Work to do:
Reproduce the listing below in full and without alteration, apart from its pictures.
Start of Provided data
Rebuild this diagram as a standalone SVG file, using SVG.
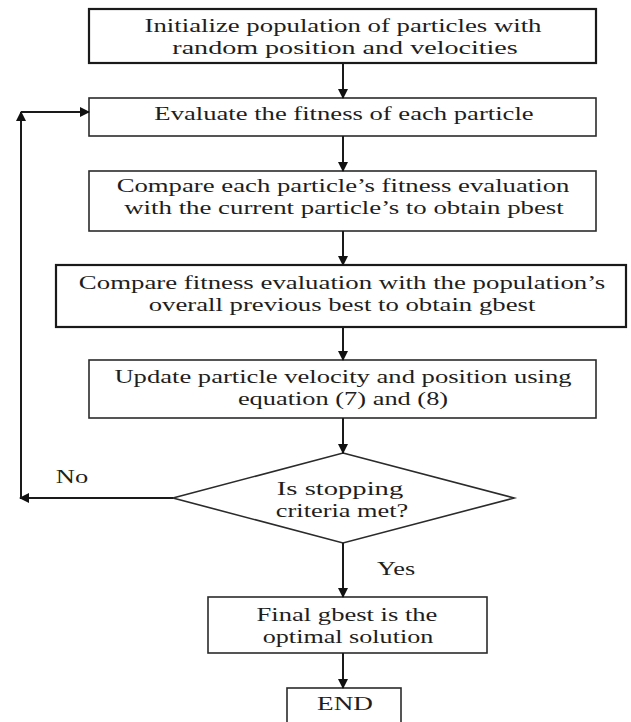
<svg xmlns="http://www.w3.org/2000/svg" width="631" height="722" viewBox="0 0 631 722">
<style>
  .box { fill: #ffffff; stroke: #2b2b2b; stroke-width: 1.6; }
  .thick { stroke-width: 2.2; stroke: #1a1a1a; }
  .lbl { font-family: "Liberation Serif", "Times New Roman", serif; font-size: 18px; fill: #1e1e1e; text-anchor: middle; }
  .edge { fill: none; stroke: #1a1a1a; stroke-width: 2; }
</style>
<defs>
  <marker id="ah" markerWidth="10" markerHeight="10" refX="9" refY="5" orient="auto" markerUnits="userSpaceOnUse">
    <path d="M0,0 L10,5 L0,10 Z" fill="#111111"/>
  </marker>
</defs>
<rect width="631" height="722" fill="#ffffff"/>

<g id="n1">
  <rect class="box thick" x="89" y="9" width="507" height="54"/>
  <text class="lbl" transform="translate(343,32) scale(1.47,1)" textLength="270" lengthAdjust="spacingAndGlyphs">Initialize population of particles with</text>
  <text class="lbl" transform="translate(345,54) scale(1.47,1)" textLength="235" lengthAdjust="spacingAndGlyphs">random position and velocities</text>
</g>
<g id="n2">
  <rect class="box" x="89" y="98" width="507" height="38"/>
  <text class="lbl" transform="translate(344,120) scale(1.47,1)" textLength="258" lengthAdjust="spacingAndGlyphs">Evaluate the fitness of each particle</text>
</g>
<g id="n3">
  <rect class="box" x="89" y="171" width="507" height="60"/>
  <text class="lbl" transform="translate(343,192) scale(1.47,1)" textLength="308" lengthAdjust="spacingAndGlyphs">Compare each particle’s fitness evaluation</text>
  <text class="lbl" transform="translate(344,214) scale(1.47,1)" textLength="299" lengthAdjust="spacingAndGlyphs">with the current particle’s to obtain pbest</text>
</g>
<g id="n4">
  <rect class="box thick" x="56" y="265" width="570" height="62"/>
  <text class="lbl" transform="translate(342,289) scale(1.47,1)" textLength="358" lengthAdjust="spacingAndGlyphs">Compare fitness evaluation with the population’s</text>
  <text class="lbl" transform="translate(342,311) scale(1.47,1)" textLength="263" lengthAdjust="spacingAndGlyphs">overall previous best to obtain gbest</text>
</g>
<g id="n5">
  <rect class="box" x="89" y="360" width="507" height="58"/>
  <text class="lbl" transform="translate(343,383) scale(1.47,1)" textLength="311" lengthAdjust="spacingAndGlyphs">Update particle velocity and position using</text>
  <text class="lbl" transform="translate(343,405) scale(1.47,1)" textLength="143" lengthAdjust="spacingAndGlyphs">equation (7) and (8)</text>
</g>
<g id="n6">
  <polygon class="box" points="343,453 514,498 343,543 173,498"/>
  <text class="lbl" transform="translate(340,495) scale(1.47,1)" textLength="86" lengthAdjust="spacingAndGlyphs">Is stopping</text>
  <text class="lbl" transform="translate(342,517) scale(1.47,1)" textLength="90" lengthAdjust="spacingAndGlyphs">criteria met?</text>
</g>
<g id="n7">
  <rect class="box" x="208" y="597" width="279" height="56"/>
  <text class="lbl" transform="translate(347,621) scale(1.47,1)" textLength="123" lengthAdjust="spacingAndGlyphs">Final gbest is the</text>
  <text class="lbl" transform="translate(348,643) scale(1.47,1)" textLength="116" lengthAdjust="spacingAndGlyphs">optimal solution</text>
</g>
<g id="n8">
  <rect class="box" x="287" y="688" width="114" height="50"/>
  <text class="lbl" transform="translate(345,710) scale(1.47,1)" textLength="38" lengthAdjust="spacingAndGlyphs">END</text>
</g>

<g id="connectors">
  <line class="edge" x1="343" y1="63" x2="343" y2="98" marker-end="url(#ah)"/>
  <line class="edge" x1="343" y1="136" x2="343" y2="171" marker-end="url(#ah)"/>
  <line class="edge" x1="343" y1="231" x2="343" y2="265" marker-end="url(#ah)"/>
  <line class="edge" x1="343" y1="327" x2="343" y2="360" marker-end="url(#ah)"/>
  <line class="edge" x1="343" y1="418" x2="343" y2="453" marker-end="url(#ah)"/>
  <line class="edge" x1="343" y1="543" x2="343" y2="597" marker-end="url(#ah)"/>
  <line class="edge" x1="343" y1="653" x2="343" y2="688" marker-end="url(#ah)"/>
  <line class="edge" x1="173" y1="498" x2="20" y2="498" marker-end="url(#ah)"/>
  <line class="edge" x1="21" y1="498" x2="21" y2="112" marker-end="url(#ah)"/>
  <line class="edge" x1="21" y1="112" x2="89" y2="112" marker-end="url(#ah)"/>
  <text class="lbl" transform="translate(72,483) scale(1.47,1)" textLength="22" lengthAdjust="spacingAndGlyphs">No</text>
  <text class="lbl" transform="translate(396,575) scale(1.47,1)" textLength="26" lengthAdjust="spacingAndGlyphs">Yes</text>
</g>
</svg>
End of Provided data
Response:
Rebuild this diagram as a standalone SVG file, using SVG.
<svg xmlns="http://www.w3.org/2000/svg" width="631" height="722" viewBox="0 0 631 722">
<style>
  .box { fill: #ffffff; stroke: #2b2b2b; stroke-width: 1.6; }
  .thick { stroke-width: 2.2; stroke: #1a1a1a; }
  .lbl { font-family: "Liberation Serif", "Times New Roman", serif; font-size: 18px; fill: #1e1e1e; text-anchor: middle; }
  .edge { fill: none; stroke: #1a1a1a; stroke-width: 2; }
</style>
<defs>
  <marker id="ah" markerWidth="10" markerHeight="10" refX="9" refY="5" orient="auto" markerUnits="userSpaceOnUse">
    <path d="M0,0 L10,5 L0,10 Z" fill="#111111"/>
  </marker>
</defs>
<rect width="631" height="722" fill="#ffffff"/>

<g id="n1">
  <rect class="box thick" x="89" y="9" width="507" height="54"/>
  <text class="lbl" transform="translate(343,32) scale(1.47,1)" textLength="270" lengthAdjust="spacingAndGlyphs">Initialize population of particles with</text>
  <text class="lbl" transform="translate(345,54) scale(1.47,1)" textLength="235" lengthAdjust="spacingAndGlyphs">random position and velocities</text>
</g>
<g id="n2">
  <rect class="box" x="89" y="98" width="507" height="38"/>
  <text class="lbl" transform="translate(344,120) scale(1.47,1)" textLength="258" lengthAdjust="spacingAndGlyphs">Evaluate the fitness of each particle</text>
</g>
<g id="n3">
  <rect class="box" x="89" y="171" width="507" height="60"/>
  <text class="lbl" transform="translate(343,192) scale(1.47,1)" textLength="308" lengthAdjust="spacingAndGlyphs">Compare each particle’s fitness evaluation</text>
  <text class="lbl" transform="translate(344,214) scale(1.47,1)" textLength="299" lengthAdjust="spacingAndGlyphs">with the current particle’s to obtain pbest</text>
</g>
<g id="n4">
  <rect class="box thick" x="56" y="265" width="570" height="62"/>
  <text class="lbl" transform="translate(342,289) scale(1.47,1)" textLength="358" lengthAdjust="spacingAndGlyphs">Compare fitness evaluation with the population’s</text>
  <text class="lbl" transform="translate(342,311) scale(1.47,1)" textLength="263" lengthAdjust="spacingAndGlyphs">overall previous best to obtain gbest</text>
</g>
<g id="n5">
  <rect class="box" x="89" y="360" width="507" height="58"/>
  <text class="lbl" transform="translate(343,383) scale(1.47,1)" textLength="311" lengthAdjust="spacingAndGlyphs">Update particle velocity and position using</text>
  <text class="lbl" transform="translate(343,405) scale(1.47,1)" textLength="143" lengthAdjust="spacingAndGlyphs">equation (7) and (8)</text>
</g>
<g id="n6">
  <polygon class="box" points="343,453 514,498 343,543 173,498"/>
  <text class="lbl" transform="translate(340,495) scale(1.47,1)" textLength="86" lengthAdjust="spacingAndGlyphs">Is stopping</text>
  <text class="lbl" transform="translate(342,517) scale(1.47,1)" textLength="90" lengthAdjust="spacingAndGlyphs">criteria met?</text>
</g>
<g id="n7">
  <rect class="box" x="208" y="597" width="279" height="56"/>
  <text class="lbl" transform="translate(347,621) scale(1.47,1)" textLength="123" lengthAdjust="spacingAndGlyphs">Final gbest is the</text>
  <text class="lbl" transform="translate(348,643) scale(1.47,1)" textLength="116" lengthAdjust="spacingAndGlyphs">optimal solution</text>
</g>
<g id="n8">
  <rect class="box" x="287" y="688" width="114" height="50"/>
  <text class="lbl" transform="translate(345,710) scale(1.47,1)" textLength="38" lengthAdjust="spacingAndGlyphs">END</text>
</g>

<g id="connectors">
  <line class="edge" x1="343" y1="63" x2="343" y2="98" marker-end="url(#ah)"/>
  <line class="edge" x1="343" y1="136" x2="343" y2="171" marker-end="url(#ah)"/>
  <line class="edge" x1="343" y1="231" x2="343" y2="265" marker-end="url(#ah)"/>
  <line class="edge" x1="343" y1="327" x2="343" y2="360" marker-end="url(#ah)"/>
  <line class="edge" x1="343" y1="418" x2="343" y2="453" marker-end="url(#ah)"/>
  <line class="edge" x1="343" y1="543" x2="343" y2="597" marker-end="url(#ah)"/>
  <line class="edge" x1="343" y1="653" x2="343" y2="688" marker-end="url(#ah)"/>
  <line class="edge" x1="173" y1="498" x2="20" y2="498" marker-end="url(#ah)"/>
  <line class="edge" x1="21" y1="498" x2="21" y2="112" marker-end="url(#ah)"/>
  <line class="edge" x1="21" y1="112" x2="89" y2="112" marker-end="url(#ah)"/>
  <text class="lbl" transform="translate(72,483) scale(1.47,1)" textLength="22" lengthAdjust="spacingAndGlyphs">No</text>
  <text class="lbl" transform="translate(396,575) scale(1.47,1)" textLength="26" lengthAdjust="spacingAndGlyphs">Yes</text>
</g>
</svg>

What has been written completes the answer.